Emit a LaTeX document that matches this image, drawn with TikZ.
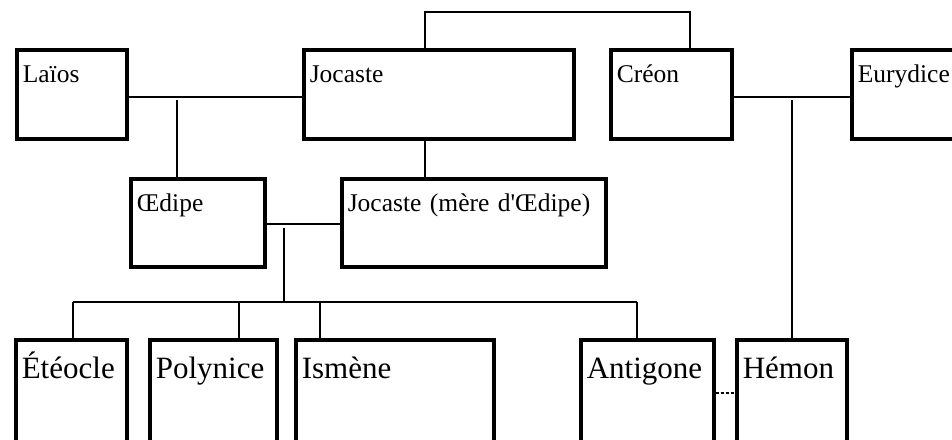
\documentclass[tikz,border=0pt]{standalone}
\usepackage{fontspec}
\setmainfont{Liberation Serif}[Ligatures=TeXOff]
\tikzset{
  person/.style={draw, line width=3.6pt, anchor=north west, inner xsep=6pt, inner ysep=0pt,
    align=left, font=\fontsize{25.5}{30}\selectfont},
  toprow/.style={person, text height=33pt, text depth=56pt},
  midrow/.style={person, text height=33pt, text depth=55pt},
  botrow/.style={person, font=\fontsize{31}{36}\selectfont, text height=39pt, text depth=81pt},
  link/.style={line width=1.4pt},
}
\begin{document}
\begin{tikzpicture}[x=1pt,y=-1pt]
\useasboundingbox (0,0) rectangle (952,439);
\clip (0,0) rectangle (952,439);
% persons
\node[toprow, text width=98pt] (laios) at (15,48) {Laïos};
\node[toprow, text width=258pt] (jocaste) at (302,48) {Jocaste};
\node[toprow, text width=109pt] (creon) at (609,48) {Créon};
\node[toprow, text width=138pt] (eurydice) at (850,48) {Eurydice};
\node[midrow, text width=122pt] (oedipe) at (129,177) {Œdipe};
\node[midrow, text width=252pt] (jocastem) at (340,177) {Jocaste (mère d'Œdipe)};
\node[botrow, text width=99pt] (eteocle) at (14,338) {Étéocle};
\node[botrow, text width=115pt] (polynice) at (148,338) {Polynice};
\node[botrow, text width=186pt] (ismene) at (294,338) {Ismène};
\node[botrow, text width=121pt] (antigone) at (579,338) {Antigone};
\node[botrow, text width=98pt] (hemon) at (735,338) {Hémon};
% helper coordinates
\coordinate (mLJ) at (0,97);
\coordinate (dO) at (177,100);
\coordinate (tJ) at (425,12);
\coordinate (tC) at (690,12);
\coordinate (dH) at (792,100);
\coordinate (mOJ) at (0,224);
\coordinate (dK) at (284,228);
\coordinate (c1) at (73,302);
\coordinate (c2) at (239,302);
\coordinate (c3) at (320,302);
\coordinate (c4) at (637,302);
\coordinate (mAH) at (0,393);
% connectors
\draw[link] (laios.east |- mLJ) -- (jocaste.west |- mLJ);
\draw[link] (dO) -- (oedipe.north -| dO);
\draw[link] (jocaste.north -| tJ) -- (tJ) -- (tC) -- (creon.north -| tC);
\draw[link] (jocaste.south -| tJ) -- (jocastem.north -| tJ);
\draw[link] (creon.east |- mLJ) -- (eurydice.west |- mLJ);
\draw[link] (dH) -- (hemon.north -| dH);
\draw[link] (oedipe.east |- mOJ) -- (jocastem.west |- mOJ);
\draw[link] (dK) -- (dK |- c1);
\draw[link] (c1) -- (c4);
\draw[link] (c1) -- (eteocle.north -| c1);
\draw[link] (c2) -- (polynice.north -| c2);
\draw[link] (c3) -- (ismene.north -| c3);
\draw[link] (c4) -- (antigone.north -| c4);
\draw[link, dash pattern=on 3pt off 2pt] (antigone.east |- mAH) -- (hemon.west |- mAH);
\end{tikzpicture}
\end{document}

· · · ·

[EXERCISE REQUIREMENTS]
Please transcribe the material above exactly as written. Leave the pictures out.

[COMPLETE RESPONSE]
Emit a LaTeX document that matches this image, drawn with TikZ.
\documentclass[tikz,border=0pt]{standalone}
\usepackage{fontspec}
\setmainfont{Liberation Serif}[Ligatures=TeXOff]
\tikzset{
  person/.style={draw, line width=3.6pt, anchor=north west, inner xsep=6pt, inner ysep=0pt,
    align=left, font=\fontsize{25.5}{30}\selectfont},
  toprow/.style={person, text height=33pt, text depth=56pt},
  midrow/.style={person, text height=33pt, text depth=55pt},
  botrow/.style={person, font=\fontsize{31}{36}\selectfont, text height=39pt, text depth=81pt},
  link/.style={line width=1.4pt},
}
\begin{document}
\begin{tikzpicture}[x=1pt,y=-1pt]
\useasboundingbox (0,0) rectangle (952,439);
\clip (0,0) rectangle (952,439);
% persons
\node[toprow, text width=98pt] (laios) at (15,48) {Laïos};
\node[toprow, text width=258pt] (jocaste) at (302,48) {Jocaste};
\node[toprow, text width=109pt] (creon) at (609,48) {Créon};
\node[toprow, text width=138pt] (eurydice) at (850,48) {Eurydice};
\node[midrow, text width=122pt] (oedipe) at (129,177) {Œdipe};
\node[midrow, text width=252pt] (jocastem) at (340,177) {Jocaste (mère d'Œdipe)};
\node[botrow, text width=99pt] (eteocle) at (14,338) {Étéocle};
\node[botrow, text width=115pt] (polynice) at (148,338) {Polynice};
\node[botrow, text width=186pt] (ismene) at (294,338) {Ismène};
\node[botrow, text width=121pt] (antigone) at (579,338) {Antigone};
\node[botrow, text width=98pt] (hemon) at (735,338) {Hémon};
% helper coordinates
\coordinate (mLJ) at (0,97);
\coordinate (dO) at (177,100);
\coordinate (tJ) at (425,12);
\coordinate (tC) at (690,12);
\coordinate (dH) at (792,100);
\coordinate (mOJ) at (0,224);
\coordinate (dK) at (284,228);
\coordinate (c1) at (73,302);
\coordinate (c2) at (239,302);
\coordinate (c3) at (320,302);
\coordinate (c4) at (637,302);
\coordinate (mAH) at (0,393);
% connectors
\draw[link] (laios.east |- mLJ) -- (jocaste.west |- mLJ);
\draw[link] (dO) -- (oedipe.north -| dO);
\draw[link] (jocaste.north -| tJ) -- (tJ) -- (tC) -- (creon.north -| tC);
\draw[link] (jocaste.south -| tJ) -- (jocastem.north -| tJ);
\draw[link] (creon.east |- mLJ) -- (eurydice.west |- mLJ);
\draw[link] (dH) -- (hemon.north -| dH);
\draw[link] (oedipe.east |- mOJ) -- (jocastem.west |- mOJ);
\draw[link] (dK) -- (dK |- c1);
\draw[link] (c1) -- (c4);
\draw[link] (c1) -- (eteocle.north -| c1);
\draw[link] (c2) -- (polynice.north -| c2);
\draw[link] (c3) -- (ismene.north -| c3);
\draw[link] (c4) -- (antigone.north -| c4);
\draw[link, dash pattern=on 3pt off 2pt] (antigone.east |- mAH) -- (hemon.west |- mAH);
\end{tikzpicture}
\end{document}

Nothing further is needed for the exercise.